The Second World War, a conflict which involved most of the states in the world, cost more than 60 million lives and was the largest and most destructive war in human history.
Prague and the whole of the Czech lands had been occupied by Germany from March 1939. It took more than six years until, on May 9, 1945, the Czech capital became the last of the major European cities to be liberated. In between that time, Bohemia and Moravia had been controlled by a puppet government known as the "Protectorate" installed by the Nazis.
Czechs fought against the Nazis on the Eastern and Western fronts, as well as at home during the war. The 75th the anniversary of its end is also an important occasion on which to commemorate the extermination of 70,000 Czech Jews, the many mass executions and the destruction of the Lidice and Ležáky villages by the Nazis.
Every year, Czechs remember the fallen and celebrate the country's liberation through a series of commemorations.
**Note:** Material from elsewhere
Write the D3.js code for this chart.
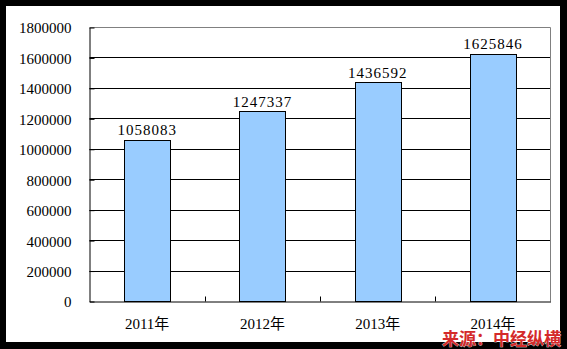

Just as in most other European states, May 8, when Nazi Germany signed an unconditional surrender with the allied powers, is celebrated as a national holiday in the Czech Republic. However, this year, celebrations of the liberation and the end of war will not take place. The international coronavirus pandemic is a memento, but it is all the more necessary to remember the causes and impact of this most destructive of world conflicts. Let us therefore go back into history and recall the most important events of the liberation of Prague that continue to resonate in society 75 years later.
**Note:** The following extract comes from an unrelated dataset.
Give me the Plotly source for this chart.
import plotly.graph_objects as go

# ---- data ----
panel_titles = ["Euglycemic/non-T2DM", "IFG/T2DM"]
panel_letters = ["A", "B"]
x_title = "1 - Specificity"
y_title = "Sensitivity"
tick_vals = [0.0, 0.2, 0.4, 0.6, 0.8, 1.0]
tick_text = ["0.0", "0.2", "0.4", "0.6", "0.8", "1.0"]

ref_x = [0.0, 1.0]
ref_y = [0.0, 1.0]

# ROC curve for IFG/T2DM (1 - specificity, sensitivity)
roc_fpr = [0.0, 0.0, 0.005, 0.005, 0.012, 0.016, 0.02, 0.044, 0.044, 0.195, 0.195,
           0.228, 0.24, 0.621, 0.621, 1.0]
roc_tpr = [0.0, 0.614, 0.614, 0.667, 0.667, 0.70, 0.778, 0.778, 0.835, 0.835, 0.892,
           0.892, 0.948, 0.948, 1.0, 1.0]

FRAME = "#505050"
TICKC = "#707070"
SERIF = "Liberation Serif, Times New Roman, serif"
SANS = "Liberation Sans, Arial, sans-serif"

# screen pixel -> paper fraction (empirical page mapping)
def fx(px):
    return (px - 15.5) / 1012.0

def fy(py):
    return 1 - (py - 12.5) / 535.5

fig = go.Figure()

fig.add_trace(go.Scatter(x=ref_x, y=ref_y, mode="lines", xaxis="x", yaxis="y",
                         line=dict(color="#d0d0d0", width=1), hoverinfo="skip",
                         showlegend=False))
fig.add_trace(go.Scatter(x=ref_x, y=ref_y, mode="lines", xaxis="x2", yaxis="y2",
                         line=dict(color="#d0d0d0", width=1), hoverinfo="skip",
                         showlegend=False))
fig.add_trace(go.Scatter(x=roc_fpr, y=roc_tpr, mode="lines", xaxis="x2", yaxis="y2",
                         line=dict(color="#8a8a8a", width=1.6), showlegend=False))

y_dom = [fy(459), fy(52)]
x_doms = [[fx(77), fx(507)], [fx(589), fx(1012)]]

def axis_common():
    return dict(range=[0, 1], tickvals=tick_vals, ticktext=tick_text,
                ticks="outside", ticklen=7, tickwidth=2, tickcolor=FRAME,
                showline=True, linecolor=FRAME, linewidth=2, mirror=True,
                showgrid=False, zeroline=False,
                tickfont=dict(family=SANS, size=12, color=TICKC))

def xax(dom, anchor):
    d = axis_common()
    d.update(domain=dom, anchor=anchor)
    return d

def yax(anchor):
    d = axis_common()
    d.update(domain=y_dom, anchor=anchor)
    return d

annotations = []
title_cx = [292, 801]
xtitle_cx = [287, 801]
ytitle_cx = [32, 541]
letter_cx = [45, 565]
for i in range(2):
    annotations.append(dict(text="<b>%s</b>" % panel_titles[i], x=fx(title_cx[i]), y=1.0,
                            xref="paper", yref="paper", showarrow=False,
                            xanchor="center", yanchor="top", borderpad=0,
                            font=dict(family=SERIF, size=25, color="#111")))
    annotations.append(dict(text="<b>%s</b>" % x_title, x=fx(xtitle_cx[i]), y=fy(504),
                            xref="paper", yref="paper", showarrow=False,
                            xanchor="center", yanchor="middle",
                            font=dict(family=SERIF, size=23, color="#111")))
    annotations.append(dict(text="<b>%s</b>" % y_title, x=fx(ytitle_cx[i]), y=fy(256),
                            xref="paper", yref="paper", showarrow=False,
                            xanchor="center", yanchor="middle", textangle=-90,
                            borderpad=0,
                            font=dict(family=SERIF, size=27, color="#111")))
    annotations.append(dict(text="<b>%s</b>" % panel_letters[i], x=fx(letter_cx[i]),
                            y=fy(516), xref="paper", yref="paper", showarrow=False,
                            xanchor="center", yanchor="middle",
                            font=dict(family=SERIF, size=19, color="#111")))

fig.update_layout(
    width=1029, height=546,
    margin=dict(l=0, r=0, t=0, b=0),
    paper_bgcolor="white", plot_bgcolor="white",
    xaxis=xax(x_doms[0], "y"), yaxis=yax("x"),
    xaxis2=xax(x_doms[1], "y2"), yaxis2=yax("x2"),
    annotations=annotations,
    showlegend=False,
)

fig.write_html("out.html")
Czech Radio’s broadcasts from its building in Prague's Vinohrady can be seen as a definitive shift in the process of liberating the Czech lands. They became the turning point in the events that began in the city with the Prague Uprising and the wider uprising of the Czech people across the country.
We are calling on the Czech police, Czech gendarmes and the government's military forces to help Czech Radio!
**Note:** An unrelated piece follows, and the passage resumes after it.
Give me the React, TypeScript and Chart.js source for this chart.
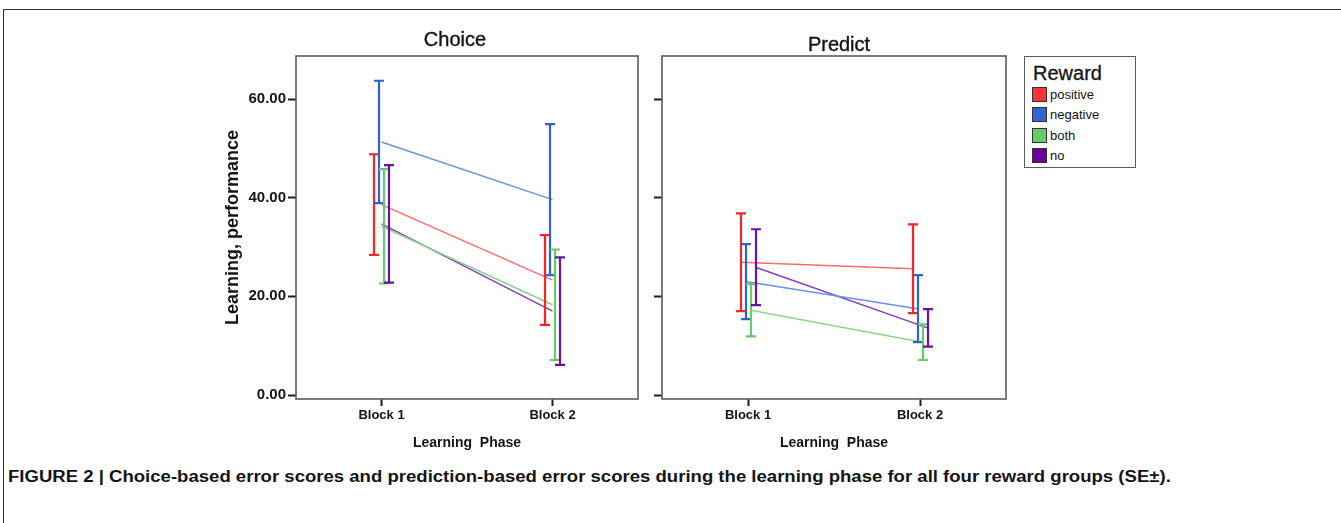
import React, { useEffect, useLayoutEffect, useRef } from 'react';
import { Chart, registerables } from 'chart.js';

Chart.register(...registerables);

// ---------- data ----------
const categories = ['Block 1', 'Block 2'];
const groups = ['positive', 'negative', 'both', 'no'];
const yTicks = [0, 20, 40, 60];

const choicePositiveMean = [38.6, 23.3];
const choicePositiveSE = [10.2, 9.1];
const choiceNegativeMean = [51.3, 39.6];
const choiceNegativeSE = [12.4, 15.3];
const choiceBothMean = [34.2, 18.3];
const choiceBothSE = [11.6, 11.2];
const choiceNoMean = [34.7, 17.0];
const choiceNoSE = [11.9, 10.9];

const predictPositiveMean = [26.9, 25.6];
const predictPositiveSE = [9.9, 9.0];
const predictNegativeMean = [23.0, 17.5];
const predictNegativeSE = [7.6, 6.8];
const predictBothMean = [17.2, 10.7];
const predictBothSE = [5.3, 3.6];
const predictNoMean = [25.9, 13.6];
const predictNoSE = [7.7, 3.8];

const captionText =
  'FIGURE 2 | Choice-based error scores and prediction-based error scores during the learning phase for all four reward groups (SE±).';

// ---------- style ----------
const FONT = '"Liberation Sans", Arial, Helvetica, sans-serif';
const TEXT = '#141414';
const barColors = ['#ff2222', '#2d62d4', '#66cc66', '#6a10a6'];
const lineColors = ['#ff6b6b', '#6992e2', '#86d886', '#8a3cc0'];
const swatchColors = ['#ff3333', '#3366cc', '#66cc66', '#660099'];
const barDodgePx = [-7.5, -2.5, 2.5, 7.5];
const lineDodgeUnits = [-0.044, -0.015, 0.015, 0.044];
const Y_MIN = -0.81;
const Y_MAX = 68.72;
const CAPTION_WIDTH = 1163;

const framePlugin = {
  id: 'frameBox',
  afterDraw(chart: any) {
    const { ctx, chartArea } = chart;
    ctx.save();
    ctx.strokeStyle = '#5c5c5c';
    ctx.lineWidth = 1.6;
    ctx.strokeRect(chartArea.left, chartArea.top, chartArea.right - chartArea.left, chartArea.bottom - chartArea.top);
    ctx.restore();
  },
};

const errorBarPlugin = {
  id: 'errorBars',
  afterDatasetsDraw(chart: any) {
    const { ctx } = chart;
    const xs = chart.scales.x;
    const ys = chart.scales.y;
    chart.data.datasets.forEach((ds: any) => {
      if (!ds.se) return;
      ctx.save();
      ctx.strokeStyle = ds.barColor;
      ctx.lineWidth = 2.2;
      ds.means.forEach((m: number, i: number) => {
        const px = Math.round(xs.getPixelForValue(i) + ds.dodgePx);
        const yt = ys.getPixelForValue(m + ds.se[i]);
        const yb = ys.getPixelForValue(m - ds.se[i]);
        ctx.beginPath();
        ctx.moveTo(px, yt);
        ctx.lineTo(px, yb);
        ctx.moveTo(px - 5, yt);
        ctx.lineTo(px + 5, yt);
        ctx.moveTo(px - 5, yb);
        ctx.lineTo(px + 5, yb);
        ctx.stroke();
      });
      ctx.restore();
    });
  },
};

const panelTitlePlugin = {
  id: 'panelTitle',
  afterDraw(chart: any, _args: any, opts: any) {
    const { ctx, chartArea } = chart;
    ctx.save();
    ctx.font = `normal 20px ${FONT}`;
    ctx.fillStyle = TEXT;
    ctx.textAlign = 'center';
    ctx.textBaseline = 'middle';
    const x = (chartArea.left + chartArea.right) / 2 + opts.dx;
    const y = chartArea.top - opts.dy;
    ctx.fillText(opts.text, x, y);
    ctx.lineWidth = 0.4;
    ctx.strokeStyle = TEXT;
    ctx.strokeText(opts.text, x, y);
    ctx.restore();
  },
};

type Panel = {
  title: string;
  titleDx: number;
  titleDy: number;
  means: number[][];
  ses: number[][];
  showYLabels: boolean;
  yTitle: string;
  yWidth: number;
  padRight: number;
  dodgeLines: boolean;
};

const choicePanel: Panel = {
  title: 'Choice',
  titleDx: -12,
  titleDy: 16,
  means: [choicePositiveMean, choiceNegativeMean, choiceBothMean, choiceNoMean],
  ses: [choicePositiveSE, choiceNegativeSE, choiceBothSE, choiceNoSE],
  showYLabels: true,
  yTitle: 'Learning, performance',
  yWidth: 96,
  padRight: 12,
  dodgeLines: false,
};

const predictPanel: Panel = {
  title: 'Predict',
  titleDx: 5,
  titleDy: 11,
  means: [predictPositiveMean, predictNegativeMean, predictBothMean, predictNoMean],
  ses: [predictPositiveSE, predictNegativeSE, predictBothSE, predictNoSE],
  showYLabels: false,
  yTitle: '',
  yWidth: 42,
  padRight: 14,
  dodgeLines: true,
};

function PanelChart({ panel, left, width }: { panel: Panel; left: number; width: number }) {
  const ref = useRef<HTMLCanvasElement>(null);
  useEffect(() => {
    if (!ref.current) return;
    const datasets = groups.map((g, gi) => ({
      label: g,
      data: categories.map((_, ci) => ({
        x: ci + (panel.dodgeLines ? lineDodgeUnits[gi] : 0),
        y: panel.means[gi][ci],
      })),
      borderColor: lineColors[gi],
      backgroundColor: lineColors[gi],
      borderWidth: 1.5,
      pointRadius: 0,
      tension: 0,
      means: panel.means[gi],
      se: panel.ses[gi],
      barColor: barColors[gi],
      dodgePx: barDodgePx[gi],
    }));
    const tickGrid = (len: number) => ({
      drawOnChartArea: false,
      drawTicks: true,
      tickLength: len,
      tickWidth: 2,
      tickColor: '#1e1e1e',
      color: '#1e1e1e',
    });
    const chart = new Chart(ref.current, {
      type: 'line',
      data: { datasets } as any,
      options: {
        animation: false,
        responsive: false,
        maintainAspectRatio: false,
        layout: { padding: { top: 36, right: panel.padRight, left: 0, bottom: 0 } },
        plugins: {
          legend: { display: false },
          title: { display: false },
          tooltip: { enabled: false },
          panelTitle: { text: panel.title, dx: panel.titleDx, dy: panel.titleDy },
        } as any,
        scales: {
          x: {
            type: 'linear',
            min: -0.5,
            max: 1.5,
            afterBuildTicks: (s: any) => {
              s.ticks = categories.map((_, i) => ({ value: i }));
            },
            afterFit: (s: any) => {
              s.height = 61;
            },
            ticks: {
              callback: (v: any) => categories[Math.round(Number(v))] ?? '',
              font: { family: FONT, weight: 'bold', size: 13 },
              color: TEXT,
              padding: 2,
              maxRotation: 0,
              autoSkip: false,
            },
            grid: tickGrid(7),
            border: { display: false },
            title: {
              display: true,
              text: 'Learning  Phase',
              font: { family: FONT, weight: 'bold', size: 14 },
              color: TEXT,
              padding: { top: 0, bottom: 8.6 },
            },
          },
          y: {
            type: 'linear',
            min: Y_MIN,
            max: Y_MAX,
            afterBuildTicks: (s: any) => {
              s.ticks = yTicks.map((v) => ({ value: v }));
            },
            afterFit: (s: any) => {
              s.width = panel.yWidth;
            },
            ticks: {
              callback: (v: any) => (panel.showYLabels ? Number(v).toFixed(2) : ''),
              font: { family: FONT, weight: 'bold', size: 15 },
              color: TEXT,
              padding: 2,
            },
            grid: tickGrid(8),
            border: { display: false },
            title: {
              display: !!panel.yTitle,
              text: panel.yTitle,
              font: { family: FONT, weight: 'bold', size: 18 },
              color: TEXT,
              padding: { top: 22.2, bottom: 0 },
            },
          },
        },
      } as any,
      plugins: [framePlugin, errorBarPlugin, panelTitlePlugin],
    });
    return () => chart.destroy();
  }, [panel]);
  return (
    <canvas
      ref={ref}
      width={width}
      height={440}
      style={{ position: 'absolute', left, top: 20, width, height: 440 }}
    />
  );
}

function Legend() {
  return (
    <div
      style={{
        position: 'absolute',
        left: 1024,
        top: 56,
        width: 110,
        height: 110,
        border: '1.6px solid #5c5c5c',
        background: '#fff',
        fontFamily: FONT,
        color: TEXT,
      }}
    >
      <div style={{ position: 'absolute', left: 8, top: 4, fontSize: 20, lineHeight: '24px', WebkitTextStroke: '0.3px #141414' }}>
        Reward
      </div>
      {groups.map((g, i) => (
        <div key={g} style={{ position: 'absolute', left: 7, top: 30 + i * 20.4, height: 15, display: 'flex', alignItems: 'center' }}>
          <div
            style={{
              width: 13,
              height: 13,
              background: swatchColors[i],
              border: '1px solid #333',
              marginRight: 3,
            }}
          />
          <span style={{ fontSize: 13, lineHeight: '15px' }}>{g}</span>
        </div>
      ))}
    </div>
  );
}

function Caption() {
  const ref = useRef<HTMLDivElement>(null);
  useLayoutEffect(() => {
    const el = ref.current;
    if (!el) return;
    el.style.transform = 'none';
    const w = el.scrollWidth;
    if (w > 0) el.style.transform = `scaleX(${CAPTION_WIDTH / w})`;
  }, []);
  return (
    <div
      ref={ref}
      style={{
        position: 'absolute',
        left: 8,
        top: 467,
        fontFamily: FONT,
        fontWeight: 'bold',
        fontSize: 16,
        lineHeight: '20px',
        color: TEXT,
        whiteSpace: 'nowrap',
        transformOrigin: '0 0',
      }}
    >
      {captionText}
    </div>
  );
}

export default function App() {
  return (
    <div
      style={{
        position: 'absolute',
        left: 0,
        top: 0,
        width: 1341,
        height: 523,
        overflow: 'hidden',
        background: '#fff',
      }}
    >
      <div
        style={{
          position: 'absolute',
          left: 3,
          top: 9,
          width: 1500,
          height: 700,
          borderTop: '1.6px solid #333',
          borderLeft: '1.6px solid #333',
        }}
      />
      <PanelChart panel={choicePanel} left={200} width={450} />
      <PanelChart panel={predictPanel} left={620} width={400} />
      <Legend />
      <Caption />
    </div>
  );
}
This request for help was the first call for a mass showing of opposition by the public to the German occupiers across Bohemia, Moravia and Silesia. In response, individuals began gathering weapons and the whole city joined the fight.
The defenders of the Czech Radio managed to hold the building throughout the battle until the Red Army entered the city on May 9, despite facing sniper and artillery fire. On the evening of that day, the building began broadcasting again as Czechoslovak Radio.
Some 168 radio employees, Czech policemen and resistance fighters died defending the main building of Czech Radio on Vinohradská street. The bravery of the defenders is annually commemorated. This year will be the first time that the yearly memorial act will not take place. Let us therefore remember the bravery of these defenders of freedom with photographs of last year's commemoration.
Celebrations of the liberation of Pilsen by American troops have been an annual event in recent years. This year they can only take place virtually.